--- Exercise details ---
Collect each line of the entries that holds the string "this".

(Source code of charts)
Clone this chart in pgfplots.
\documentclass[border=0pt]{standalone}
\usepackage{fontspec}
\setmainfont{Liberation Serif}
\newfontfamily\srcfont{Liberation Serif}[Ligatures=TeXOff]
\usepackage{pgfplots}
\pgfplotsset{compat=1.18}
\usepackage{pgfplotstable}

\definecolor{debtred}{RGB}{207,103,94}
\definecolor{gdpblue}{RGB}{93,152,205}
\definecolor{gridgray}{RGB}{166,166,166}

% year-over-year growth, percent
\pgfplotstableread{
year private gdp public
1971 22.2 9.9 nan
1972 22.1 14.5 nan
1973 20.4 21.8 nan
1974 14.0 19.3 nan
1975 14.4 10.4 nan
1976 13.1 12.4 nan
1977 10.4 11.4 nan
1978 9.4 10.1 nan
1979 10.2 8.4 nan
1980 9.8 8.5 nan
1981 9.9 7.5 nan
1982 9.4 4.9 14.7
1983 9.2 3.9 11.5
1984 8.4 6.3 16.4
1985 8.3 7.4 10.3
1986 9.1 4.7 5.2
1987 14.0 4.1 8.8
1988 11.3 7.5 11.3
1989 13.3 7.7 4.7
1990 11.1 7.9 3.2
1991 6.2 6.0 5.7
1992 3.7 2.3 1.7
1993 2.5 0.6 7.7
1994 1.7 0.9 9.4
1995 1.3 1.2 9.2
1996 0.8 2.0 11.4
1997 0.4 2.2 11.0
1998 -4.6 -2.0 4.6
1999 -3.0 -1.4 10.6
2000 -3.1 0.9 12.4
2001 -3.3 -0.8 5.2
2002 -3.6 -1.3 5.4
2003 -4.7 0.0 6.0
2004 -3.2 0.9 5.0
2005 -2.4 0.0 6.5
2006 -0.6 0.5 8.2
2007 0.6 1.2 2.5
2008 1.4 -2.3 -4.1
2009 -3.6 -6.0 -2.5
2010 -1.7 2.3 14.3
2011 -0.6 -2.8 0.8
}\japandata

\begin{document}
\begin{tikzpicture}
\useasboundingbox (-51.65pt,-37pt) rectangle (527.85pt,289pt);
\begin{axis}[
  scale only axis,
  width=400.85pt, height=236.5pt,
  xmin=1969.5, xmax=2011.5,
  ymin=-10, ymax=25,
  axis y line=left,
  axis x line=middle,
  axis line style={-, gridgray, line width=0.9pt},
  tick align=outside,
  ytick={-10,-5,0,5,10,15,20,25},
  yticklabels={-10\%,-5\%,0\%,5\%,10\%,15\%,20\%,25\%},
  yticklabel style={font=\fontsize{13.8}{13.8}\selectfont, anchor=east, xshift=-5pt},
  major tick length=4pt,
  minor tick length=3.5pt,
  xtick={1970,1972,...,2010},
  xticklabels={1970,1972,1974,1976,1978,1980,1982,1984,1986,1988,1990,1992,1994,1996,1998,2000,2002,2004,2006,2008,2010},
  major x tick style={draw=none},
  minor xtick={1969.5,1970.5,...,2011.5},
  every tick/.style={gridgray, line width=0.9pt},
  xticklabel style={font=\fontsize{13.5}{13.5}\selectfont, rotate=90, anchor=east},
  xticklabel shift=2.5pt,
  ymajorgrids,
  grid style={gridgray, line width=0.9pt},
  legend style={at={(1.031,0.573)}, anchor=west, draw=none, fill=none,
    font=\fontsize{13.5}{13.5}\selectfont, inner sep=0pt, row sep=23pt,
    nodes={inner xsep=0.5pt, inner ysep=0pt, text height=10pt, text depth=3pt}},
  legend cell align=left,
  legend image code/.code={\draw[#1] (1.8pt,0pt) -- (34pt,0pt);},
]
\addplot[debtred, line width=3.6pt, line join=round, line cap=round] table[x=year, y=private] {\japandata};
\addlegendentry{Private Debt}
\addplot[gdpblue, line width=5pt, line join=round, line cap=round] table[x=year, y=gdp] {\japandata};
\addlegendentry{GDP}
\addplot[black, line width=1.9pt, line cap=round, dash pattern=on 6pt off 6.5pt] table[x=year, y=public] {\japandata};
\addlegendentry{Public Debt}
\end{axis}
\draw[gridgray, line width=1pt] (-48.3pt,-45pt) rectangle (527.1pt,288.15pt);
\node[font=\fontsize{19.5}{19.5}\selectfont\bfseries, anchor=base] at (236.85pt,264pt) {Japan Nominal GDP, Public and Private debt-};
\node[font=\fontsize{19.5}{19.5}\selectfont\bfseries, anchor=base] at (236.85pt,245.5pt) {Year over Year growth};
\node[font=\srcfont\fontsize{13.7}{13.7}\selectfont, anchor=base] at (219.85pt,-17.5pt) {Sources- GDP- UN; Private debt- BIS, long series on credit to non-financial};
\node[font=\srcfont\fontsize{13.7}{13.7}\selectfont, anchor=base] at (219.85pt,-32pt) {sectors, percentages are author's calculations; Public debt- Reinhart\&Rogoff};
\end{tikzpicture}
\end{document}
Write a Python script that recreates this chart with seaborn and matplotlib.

--- Result ---
Clone this chart in pgfplots.
Write a Python script that recreates this chart with seaborn and matplotlib.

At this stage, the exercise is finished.